TÜRKİYE’de, başta ABD olmak üzere ‘Batı karşıtlığı’ yükseliyor.
Bunun temel nedeni son yıllarda ABD ve Avrupa Birliği’nin (AB) Türkiye’ye karşı izledikleri politikalardır.
ABD’nin ve AB ülkelerinin; ekonomik, siyasi ve askeri olarak aynı kampta yer almamıza karşın, PKK’yla mücadelede Türkiye’ye yardımcı olmadıkları bir gerçektir. Buna, FETÖ’nün 15 Temmuz’da giriştiği kanlı darbe girişimi karşısında ABD ve AB’nin takındığı ‘seyirci’ tutum da eklenince, Türkiye’de ‘Batı karşıtlığı’nın tavan yapmasına şaşmamak gerekir.
Batı’nın bu iki terör örgütüyle mücadelede, Türkiye’ye yardımcı olmasını bir kenara bırakın, aksine, terör örgütlerini kollayıp destekler bir pozisyon aldığı gün gibi ortadayken, başka bir sonuç beklemek abesle iştigal olur.
BATI KARŞITLIĞI
Batı karşıtlığı Türkiye’de yeni bir olgu değil. İster sağ ister sol, ister dinci ideolojiye sahip olsun, toplumun her kesiminde Batı karşıtlığı eskiden beri vardır. Dinci ideolojiye sahip kesimlerde baskın faktör din farklılığı olsa da her üç ideolojideki karşıtlığın ortak paydası; sömürgeci, işgalci, faşist, emperyalist Batı’ya olan karşıtlıktır.
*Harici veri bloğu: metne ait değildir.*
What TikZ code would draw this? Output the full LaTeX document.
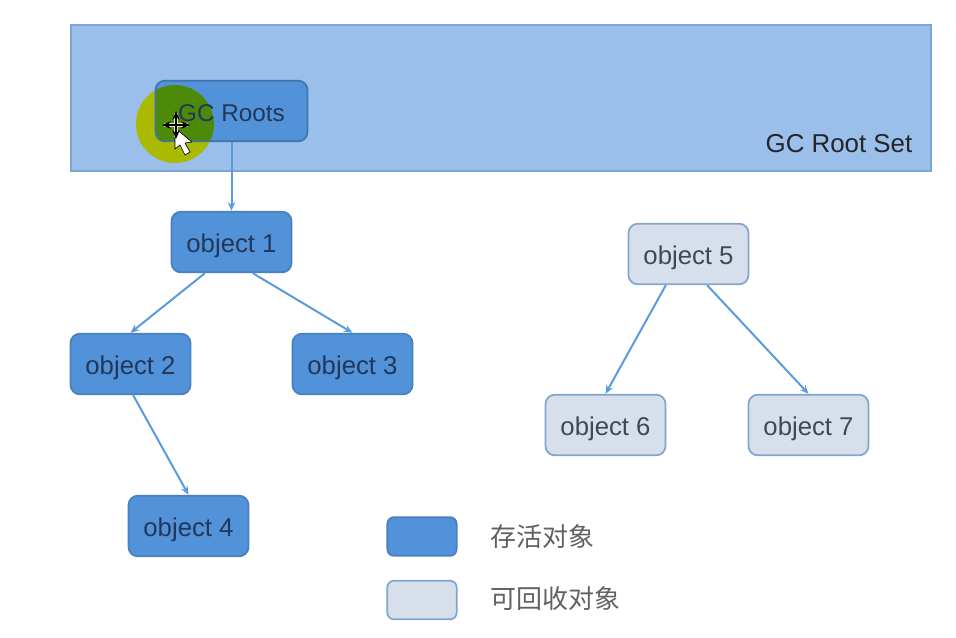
\documentclass[tikz,border=0pt]{standalone}
\usepackage{fontspec}
\setmainfont{Liberation Sans}
\newfontfamily\cjk{Noto Sans CJK SC}
\usetikzlibrary{arrows.meta}

\definecolor{setfill}{RGB}{155,191,235}
\definecolor{setline}{RGB}{125,165,210}
\definecolor{livefill}{RGB}{82,146,216}
\definecolor{liveline}{RGB}{72,128,192}
\definecolor{livetext}{RGB}{35,55,90}
\definecolor{deadfill}{RGB}{216,223,236}
\definecolor{deadline}{RGB}{130,165,205}
\definecolor{deadtext}{RGB}{65,72,85}
\definecolor{edgeblue}{RGB}{90,155,220}
\definecolor{spotout}{RGB}{170,186,0}
\definecolor{spotin}{RGB}{78,138,10}
\definecolor{moveline}{RGB}{240,226,190}

\begin{document}
\begin{tikzpicture}[x=0.75pt,y=-0.75pt,>={Stealth[length=6.5pt,width=5.5pt]},font=\fontsize{19.3pt}{22pt}\selectfont,
		base node/.style={rectangle,rounded corners=7pt,line width=1.3pt,minimum width=90pt,minimum height=45.5pt,inner sep=0pt,text height=15.5pt,text depth=0pt},
		live node/.style={base node,draw=liveline,fill=livefill,text=livetext},
		dead node/.style={base node,draw=deadline,fill=deadfill,text=deadtext},
		legend text/.style={font=\cjk\fontsize{19.5pt}{22pt}\selectfont,text=black!62,anchor=west},
		link/.style={->,color=edgeblue,line width=1.5pt}]
		\useasboundingbox (0,0) rectangle (956,637);
		% GC Root Set
		\node[draw=setline,fill=setfill,line width=1.3pt,minimum width=645.5pt,minimum height=110pt,inner sep=0pt] (rootset) at (501,98) {};
		\node[text=black!85,anchor=east,font=\fontsize{19.4pt}{22pt}\selectfont] (rootsetlabel) at (917,144) {GC Root Set};
		% 鼠标光圈
		\coordinate (spot) at (175,124);
		\fill[spotout] (spot) circle (39);
		\node[live node,draw=liveline!90!black,minimum width=114pt,font=\fontsize{18.2pt}{22pt}\selectfont,path picture={\fill[spotin] (spot) circle (39);}] (roots) at (231.5,111) {GC Roots};
		% 存活对象
		\node[live node] (obj1) at (231.5,242) {object 1};
		\node[live node] (obj2) at (130.5,364) {object 2};
		\node[live node] (obj3) [right of= obj2,node distance=166.5pt] {object 3};
		\node[live node] (obj4) at (188.5,526) {object 4};
		% 可回收对象
		\node[dead node] (obj5) at (688.5,254) {object 5};
		\node[dead node] (obj6) at (605.5,425) {object 6};
		\node[dead node] (obj7) [right of= obj6,node distance=152.25pt] {object 7};
		% 图例
		\node[live node,minimum width=52pt,minimum height=29pt,rounded corners=5pt] (key1) at (422,536.5) {};
		\node[dead node,minimum width=52pt,minimum height=29pt,rounded corners=5pt] (key2) at (422,600) {};
		\node[legend text] (key1text) at (486,537) {存活对象};
		\node[legend text] (key2text) at (486,599) {可回收对象};
		
		\path
		(roots) edge[link] (obj1)
		([xshift=-20pt]obj1.south) edge[link] (obj2.north)
		([xshift=16pt]obj1.south) edge[link] (obj3.north)
		([xshift=2pt]obj2.south) edge[link] (obj4.north)
		([xshift=-17pt]obj5.south) edge[link] (obj6.north)
		([xshift=14pt]obj5.south) edge[link] (obj7.north);
		
		% 鼠标指针
		\draw[black,fill=white,line width=.5pt,line join=round] (175,128) -- (175,149) -- (180,145) -- (185,155) -- (190,152) -- (185,143) -- (192,142) -- cycle;
		\draw[moveline,line width=3.5pt] (164,125) -- (188,125) (176,113) -- (176,137);
		\draw[black,line width=1.3pt,<->] (162,125) -- (190,125);
		\draw[black,line width=1.3pt,<->] (176,111) -- (176,139);
		\end{tikzpicture}
\end{document}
Bugün adına ‘küreselleşme’ denilse de Batı’nın kurduğu dünya düzeninin emperyalist, işgalci, sömürücü, faşist karakteri devam etmektedir.
Batı karşıtlığına son dönemde iki yönden itiraz ediliyor. Birincisi, Batı’yla ara bozmanın ileride Türkiye’nin zararına sonuçlar doğuracağı eleştirisi. İkincisi ise her şeyden Batı’yı sorumlu tutup kolaycılığa kaçıldığı...
Birincisine karşı şu söylenebilir: Türkiye, Batı ittifakının bir üyesi olmasına karşın, başta PKK terörü olmak üzere bekasıyla ilgili sorunlarda gerektiği düzeyde işbirliği ve yardım görmemiştir. Aksine, ABD ve AB’nin tutumu bazen doğrudan bazen dolaylı olarak Türkiye karşıtlarından ve terör örgütünden yana olmuştur.